* begin Data extract *

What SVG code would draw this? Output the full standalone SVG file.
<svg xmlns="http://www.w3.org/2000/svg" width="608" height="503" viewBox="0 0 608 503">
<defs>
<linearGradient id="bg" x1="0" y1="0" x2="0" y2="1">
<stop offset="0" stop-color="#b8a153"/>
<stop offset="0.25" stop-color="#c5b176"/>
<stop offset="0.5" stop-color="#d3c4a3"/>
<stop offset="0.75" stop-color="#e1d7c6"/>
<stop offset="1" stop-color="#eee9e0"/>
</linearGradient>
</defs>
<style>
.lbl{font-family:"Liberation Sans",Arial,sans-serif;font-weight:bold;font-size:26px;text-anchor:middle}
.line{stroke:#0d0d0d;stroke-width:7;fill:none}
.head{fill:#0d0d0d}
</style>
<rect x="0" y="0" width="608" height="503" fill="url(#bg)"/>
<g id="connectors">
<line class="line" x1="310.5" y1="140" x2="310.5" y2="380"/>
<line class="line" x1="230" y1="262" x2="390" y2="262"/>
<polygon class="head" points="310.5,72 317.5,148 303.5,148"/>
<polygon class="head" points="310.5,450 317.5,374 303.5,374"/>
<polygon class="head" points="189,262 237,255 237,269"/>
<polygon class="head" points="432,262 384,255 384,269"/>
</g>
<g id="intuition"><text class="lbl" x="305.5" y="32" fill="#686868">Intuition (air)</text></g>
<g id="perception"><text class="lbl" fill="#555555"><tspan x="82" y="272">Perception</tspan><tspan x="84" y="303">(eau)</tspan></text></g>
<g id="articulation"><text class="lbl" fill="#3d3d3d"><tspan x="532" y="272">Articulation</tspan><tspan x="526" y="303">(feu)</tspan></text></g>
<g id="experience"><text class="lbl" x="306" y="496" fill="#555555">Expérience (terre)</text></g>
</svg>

* end Data extract *

### Task directions
Quote each line above in full, word for word.

### Result
What SVG code would draw this? Output the full standalone SVG file.
<svg xmlns="http://www.w3.org/2000/svg" width="608" height="503" viewBox="0 0 608 503">
<defs>
<linearGradient id="bg" x1="0" y1="0" x2="0" y2="1">
<stop offset="0" stop-color="#b8a153"/>
<stop offset="0.25" stop-color="#c5b176"/>
<stop offset="0.5" stop-color="#d3c4a3"/>
<stop offset="0.75" stop-color="#e1d7c6"/>
<stop offset="1" stop-color="#eee9e0"/>
</linearGradient>
</defs>
<style>
.lbl{font-family:"Liberation Sans",Arial,sans-serif;font-weight:bold;font-size:26px;text-anchor:middle}
.line{stroke:#0d0d0d;stroke-width:7;fill:none}
.head{fill:#0d0d0d}
</style>
<rect x="0" y="0" width="608" height="503" fill="url(#bg)"/>
<g id="connectors">
<line class="line" x1="310.5" y1="140" x2="310.5" y2="380"/>
<line class="line" x1="230" y1="262" x2="390" y2="262"/>
<polygon class="head" points="310.5,72 317.5,148 303.5,148"/>
<polygon class="head" points="310.5,450 317.5,374 303.5,374"/>
<polygon class="head" points="189,262 237,255 237,269"/>
<polygon class="head" points="432,262 384,255 384,269"/>
</g>
<g id="intuition"><text class="lbl" x="305.5" y="32" fill="#686868">Intuition (air)</text></g>
<g id="perception"><text class="lbl" fill="#555555"><tspan x="82" y="272">Perception</tspan><tspan x="84" y="303">(eau)</tspan></text></g>
<g id="articulation"><text class="lbl" fill="#3d3d3d"><tspan x="532" y="272">Articulation</tspan><tspan x="526" y="303">(feu)</tspan></text></g>
<g id="experience"><text class="lbl" x="306" y="496" fill="#555555">Expérience (terre)</text></g>
</svg>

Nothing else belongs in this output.